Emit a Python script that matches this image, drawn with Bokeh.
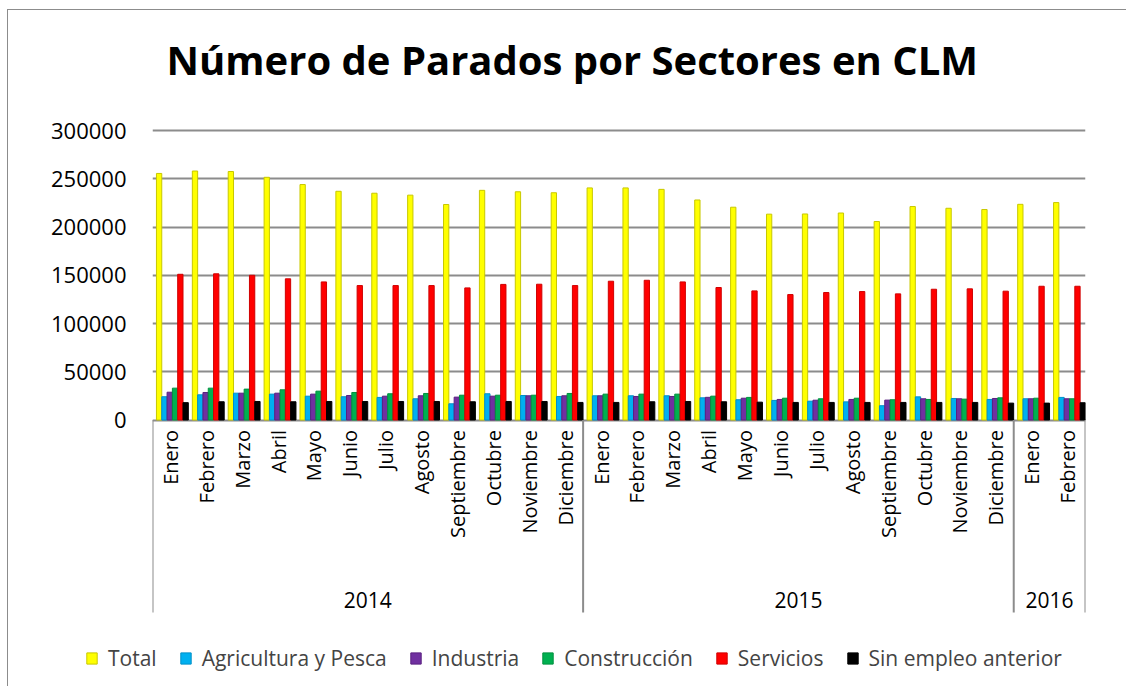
from math import pi
from bokeh.plotting import figure
from bokeh.models import (ColumnDataSource, FactorRange, Range1d, FixedTicker, NumeralTickFormatter,
                          Legend, LegendItem)
from bokeh.transform import dodge
from bokeh.core.properties import value
from bokeh.embed import file_html
from bokeh.resources import INLINE

# ---------------- data ----------------
month_names = ["Enero", "Febrero", "Marzo", "Abril", "Mayo", "Junio", "Julio",
               "Agosto", "Septiembre", "Octubre", "Noviembre", "Diciembre"]
years = ["2014"] * 12 + ["2015"] * 12 + ["2016"] * 2
months = month_names + month_names + month_names[:2]

total = [255500, 258000, 257500, 251500, 244000, 237000, 235000, 233000, 223300, 238000, 236500, 235500,
         240500, 240500, 239000, 228000, 220500, 213300, 213500, 214500, 205700, 221200, 219400, 218100,
         223500, 225300]
agricultura = [24100, 26100, 27800, 26800, 24700, 24100, 23400, 22000, 16800, 27200, 25400, 24400,
               25100, 25100, 25100, 23000, 21000, 20300, 19500, 18800, 14800, 24000, 22300, 21300,
               22000, 23400]
industria = [28800, 28500, 27800, 27800, 26800, 25400, 24700, 25100, 23700, 24700, 25100, 25100,
             25100, 24400, 24400, 23500, 22600, 21300, 20500, 21300, 20600, 22000, 22000, 22300,
             22000, 22000]
construccion = [33000, 33000, 32000, 31300, 29900, 28500, 27200, 27500, 25700, 25700, 25700, 27500,
                26800, 26800, 26800, 24700, 23400, 22600, 22000, 22600, 21000, 21300, 21600, 23000,
                22600, 22000]
servicios = [151000, 151500, 150000, 146300, 143100, 139300, 139300, 139300, 136900, 140500, 140700, 139300,
             143800, 144800, 143100, 137300, 133800, 130000, 132100, 133100, 130700, 135500, 135900, 133500,
             138600, 138600]
sin_empleo = [18000, 18900, 19200, 18900, 19200, 19200, 19200, 19200, 18900, 19200, 19200, 18200,
              18200, 18900, 19200, 18900, 18500, 18200, 18200, 18200, 18200, 18200, 18200, 17500,
              17500, 17900]

series_labels = ["Total", "Agricultura y Pesca", "Industria", "Construcción", "Servicios", "Sin empleo anterior"]
series_keys = ["total", "agricultura", "industria", "construccion", "servicios", "sin_empleo"]
y_ticks = [0, 50000, 100000, 150000, 200000, 250000, 300000]
year_labels = ["2014", "2015", "2016"]

# ---------------- styling ----------------
fill_colors = ["#FFFF00", "#00B0F0", "#7030A0", "#00B050", "#FF0000", "#000000"]
line_colors = ["#C8C800", "#0090C8", "#5A2080", "#00903F", "#D00000", "#000000"]
FONT = "Open Sans"
GRID = "#8c8c8c"

factors = list(zip(years, months))
src = ColumnDataSource(dict(x=factors, month=months, total=total, agricultura=agricultura,
                            industria=industria, construccion=construccion,
                            servicios=servicios, sin_empleo=sin_empleo))

# pixel geometry (page coords): 300000 at y=130, 0 at y=419.5, frame top 91, frame bottom 622,
# group separators end at y=612
ppu = (419.5 - 130) / y_ticks[-1]
y_end = y_ticks[-1] + (130 - 91) / ppu
y_start = -(622 - 419.5) / ppu
y_sep = -(612 - 419.5) / ppu

x_range = FactorRange(factors=factors, group_padding=0, range_padding=0)

p = figure(width=1119, height=613, x_range=x_range, y_range=Range1d(y_start, y_end),
           output_backend="svg", toolbar_location=None, x_axis_location=None,
           min_border_left=144, min_border_right=42, min_border_top=81, min_border_bottom=1,
           title="Número de Parados por Sectores en CLM")
p.styles = {"margin-left": "7px", "margin-top": "9px",
            "border-left": "1px solid #8c8c8c", "border-top": "1px solid #8c8c8c"}
p.outline_line_color = None
p.background_fill_color = "white"
p.border_fill_color = "white"

p.title.text_font = FONT
p.title.text_font_size = "40px"
p.title.text_font_style = "bold"
p.title.text_color = "black"
p.title.align = "left"
p.title.offset = 14
p.title.standoff = 10

ticker = FixedTicker(ticks=y_ticks)
p.yaxis.ticker = ticker
p.yaxis.formatter = NumeralTickFormatter(format="0")
p.yaxis.axis_line_color = None
p.yaxis.major_tick_line_color = None
p.yaxis.major_tick_out = 0
p.yaxis.major_tick_in = 0
p.yaxis.minor_tick_line_color = None
p.yaxis.major_label_standoff = 26
p.yaxis.major_label_text_font = FONT
p.yaxis.major_label_text_font_size = "22px"
p.yaxis.major_label_text_color = "black"
p.ygrid.ticker = ticker
p.ygrid.grid_line_color = GRID
p.ygrid.grid_line_width = 2
p.xgrid.visible = False

w = 0.148
shift = 0.054
for i, key in enumerate(series_keys):
    off = (i - 2.5) * w + shift
    p.vbar(x=dodge("x", off, range=x_range), top=key, width=w, bottom=0, source=src,
           fill_color=fill_colors[i], line_color=line_colors[i], line_width=1)

# month labels
p.text(x="x", y=0, text="month", source=src, angle=pi / 2, text_align="right",
       text_baseline="middle", y_offset=10, text_font=value(FONT), text_font_size="20px",
       text_color="black")

# year labels
ysrc = ColumnDataSource(dict(x=year_labels, text=year_labels))
p.text(x="x", y=0, text="text", source=ysrc, text_align="center", text_baseline="middle",
       y_offset=180, text_font=value(FONT), text_font_size="21px", text_color="black")

# group separators
sep_x = [("2014", "Enero", -0.5), ("2015", "Enero", -0.5), ("2016", "Enero", -0.5), ("2016", "Febrero", 0.5)]
ssrc = ColumnDataSource(dict(x=sep_x))
p.segment(x0="x", y0=0, x1="x", y1=y_sep, source=ssrc, line_color=GRID, line_width=2)

# ---------------- legend strip (legend entries for the same series) ----------------
lf = figure(width=1119, height=64, x_range=x_range, y_range=Range1d(0, 1),
            output_backend="svg", toolbar_location=None, x_axis_location=None, y_axis_location=None,
            min_border_left=0, min_border_right=0, min_border_top=0, min_border_bottom=0)
lf.styles = {"margin-left": "7px", "border-left": "1px solid #8c8c8c"}
lf.outline_line_color = None
lf.background_fill_color = "white"
lf.border_fill_color = "white"
lf.xgrid.visible = False
lf.ygrid.visible = False
items = []
for i, (key, lab) in enumerate(zip(series_keys, series_labels)):
    off = (i - 2.5) * w + shift
    r = lf.vbar(x=dodge("x", off, range=x_range), top=key, width=w, bottom=0, source=src,
                fill_color=fill_colors[i], line_color=line_colors[i], line_width=1)
    r.visible = False
    items.append(LegendItem(label=lab, renderers=[r]))

lg = Legend(items=items, orientation="horizontal", location=(77, 14), padding=0, margin=0,
            spacing=22, glyph_width=13, glyph_height=14, label_standoff=10,
            label_text_font=FONT, label_text_font_size="21px",
            background_fill_alpha=0, border_line_color=None,
            inactive_fill_alpha=0)
lf.add_layout(lg, "center")

open("out.html", "w").write(file_html([p, lf], INLINE))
• • •
■ **THE REQUEST**:
From the data above, write out everything exactly except the pictures.

■ **SOLUTION FOR THIS TASK**:
Emit a Python script that matches this image, drawn with Bokeh.
from math import pi
from bokeh.plotting import figure
from bokeh.models import (ColumnDataSource, FactorRange, Range1d, FixedTicker, NumeralTickFormatter,
                          Legend, LegendItem)
from bokeh.transform import dodge
from bokeh.core.properties import value
from bokeh.embed import file_html
from bokeh.resources import INLINE

# ---------------- data ----------------
month_names = ["Enero", "Febrero", "Marzo", "Abril", "Mayo", "Junio", "Julio",
               "Agosto", "Septiembre", "Octubre", "Noviembre", "Diciembre"]
years = ["2014"] * 12 + ["2015"] * 12 + ["2016"] * 2
months = month_names + month_names + month_names[:2]

total = [255500, 258000, 257500, 251500, 244000, 237000, 235000, 233000, 223300, 238000, 236500, 235500,
         240500, 240500, 239000, 228000, 220500, 213300, 213500, 214500, 205700, 221200, 219400, 218100,
         223500, 225300]
agricultura = [24100, 26100, 27800, 26800, 24700, 24100, 23400, 22000, 16800, 27200, 25400, 24400,
               25100, 25100, 25100, 23000, 21000, 20300, 19500, 18800, 14800, 24000, 22300, 21300,
               22000, 23400]
industria = [28800, 28500, 27800, 27800, 26800, 25400, 24700, 25100, 23700, 24700, 25100, 25100,
             25100, 24400, 24400, 23500, 22600, 21300, 20500, 21300, 20600, 22000, 22000, 22300,
             22000, 22000]
construccion = [33000, 33000, 32000, 31300, 29900, 28500, 27200, 27500, 25700, 25700, 25700, 27500,
                26800, 26800, 26800, 24700, 23400, 22600, 22000, 22600, 21000, 21300, 21600, 23000,
                22600, 22000]
servicios = [151000, 151500, 150000, 146300, 143100, 139300, 139300, 139300, 136900, 140500, 140700, 139300,
             143800, 144800, 143100, 137300, 133800, 130000, 132100, 133100, 130700, 135500, 135900, 133500,
             138600, 138600]
sin_empleo = [18000, 18900, 19200, 18900, 19200, 19200, 19200, 19200, 18900, 19200, 19200, 18200,
              18200, 18900, 19200, 18900, 18500, 18200, 18200, 18200, 18200, 18200, 18200, 17500,
              17500, 17900]

series_labels = ["Total", "Agricultura y Pesca", "Industria", "Construcción", "Servicios", "Sin empleo anterior"]
series_keys = ["total", "agricultura", "industria", "construccion", "servicios", "sin_empleo"]
y_ticks = [0, 50000, 100000, 150000, 200000, 250000, 300000]
year_labels = ["2014", "2015", "2016"]

# ---------------- styling ----------------
fill_colors = ["#FFFF00", "#00B0F0", "#7030A0", "#00B050", "#FF0000", "#000000"]
line_colors = ["#C8C800", "#0090C8", "#5A2080", "#00903F", "#D00000", "#000000"]
FONT = "Open Sans"
GRID = "#8c8c8c"

factors = list(zip(years, months))
src = ColumnDataSource(dict(x=factors, month=months, total=total, agricultura=agricultura,
                            industria=industria, construccion=construccion,
                            servicios=servicios, sin_empleo=sin_empleo))

# pixel geometry (page coords): 300000 at y=130, 0 at y=419.5, frame top 91, frame bottom 622,
# group separators end at y=612
ppu = (419.5 - 130) / y_ticks[-1]
y_end = y_ticks[-1] + (130 - 91) / ppu
y_start = -(622 - 419.5) / ppu
y_sep = -(612 - 419.5) / ppu

x_range = FactorRange(factors=factors, group_padding=0, range_padding=0)

p = figure(width=1119, height=613, x_range=x_range, y_range=Range1d(y_start, y_end),
           output_backend="svg", toolbar_location=None, x_axis_location=None,
           min_border_left=144, min_border_right=42, min_border_top=81, min_border_bottom=1,
           title="Número de Parados por Sectores en CLM")
p.styles = {"margin-left": "7px", "margin-top": "9px",
            "border-left": "1px solid #8c8c8c", "border-top": "1px solid #8c8c8c"}
p.outline_line_color = None
p.background_fill_color = "white"
p.border_fill_color = "white"

p.title.text_font = FONT
p.title.text_font_size = "40px"
p.title.text_font_style = "bold"
p.title.text_color = "black"
p.title.align = "left"
p.title.offset = 14
p.title.standoff = 10

ticker = FixedTicker(ticks=y_ticks)
p.yaxis.ticker = ticker
p.yaxis.formatter = NumeralTickFormatter(format="0")
p.yaxis.axis_line_color = None
p.yaxis.major_tick_line_color = None
p.yaxis.major_tick_out = 0
p.yaxis.major_tick_in = 0
p.yaxis.minor_tick_line_color = None
p.yaxis.major_label_standoff = 26
p.yaxis.major_label_text_font = FONT
p.yaxis.major_label_text_font_size = "22px"
p.yaxis.major_label_text_color = "black"
p.ygrid.ticker = ticker
p.ygrid.grid_line_color = GRID
p.ygrid.grid_line_width = 2
p.xgrid.visible = False

w = 0.148
shift = 0.054
for i, key in enumerate(series_keys):
    off = (i - 2.5) * w + shift
    p.vbar(x=dodge("x", off, range=x_range), top=key, width=w, bottom=0, source=src,
           fill_color=fill_colors[i], line_color=line_colors[i], line_width=1)

# month labels
p.text(x="x", y=0, text="month", source=src, angle=pi / 2, text_align="right",
       text_baseline="middle", y_offset=10, text_font=value(FONT), text_font_size="20px",
       text_color="black")

# year labels
ysrc = ColumnDataSource(dict(x=year_labels, text=year_labels))
p.text(x="x", y=0, text="text", source=ysrc, text_align="center", text_baseline="middle",
       y_offset=180, text_font=value(FONT), text_font_size="21px", text_color="black")

# group separators
sep_x = [("2014", "Enero", -0.5), ("2015", "Enero", -0.5), ("2016", "Enero", -0.5), ("2016", "Febrero", 0.5)]
ssrc = ColumnDataSource(dict(x=sep_x))
p.segment(x0="x", y0=0, x1="x", y1=y_sep, source=ssrc, line_color=GRID, line_width=2)

# ---------------- legend strip (legend entries for the same series) ----------------
lf = figure(width=1119, height=64, x_range=x_range, y_range=Range1d(0, 1),
            output_backend="svg", toolbar_location=None, x_axis_location=None, y_axis_location=None,
            min_border_left=0, min_border_right=0, min_border_top=0, min_border_bottom=0)
lf.styles = {"margin-left": "7px", "border-left": "1px solid #8c8c8c"}
lf.outline_line_color = None
lf.background_fill_color = "white"
lf.border_fill_color = "white"
lf.xgrid.visible = False
lf.ygrid.visible = False
items = []
for i, (key, lab) in enumerate(zip(series_keys, series_labels)):
    off = (i - 2.5) * w + shift
    r = lf.vbar(x=dodge("x", off, range=x_range), top=key, width=w, bottom=0, source=src,
                fill_color=fill_colors[i], line_color=line_colors[i], line_width=1)
    r.visible = False
    items.append(LegendItem(label=lab, renderers=[r]))

lg = Legend(items=items, orientation="horizontal", location=(77, 14), padding=0, margin=0,
            spacing=22, glyph_width=13, glyph_height=14, label_standoff=10,
            label_text_font=FONT, label_text_font_size="21px",
            background_fill_alpha=0, border_line_color=None,
            inactive_fill_alpha=0)
lf.add_layout(lg, "center")

open("out.html", "w").write(file_html([p, lf], INLINE))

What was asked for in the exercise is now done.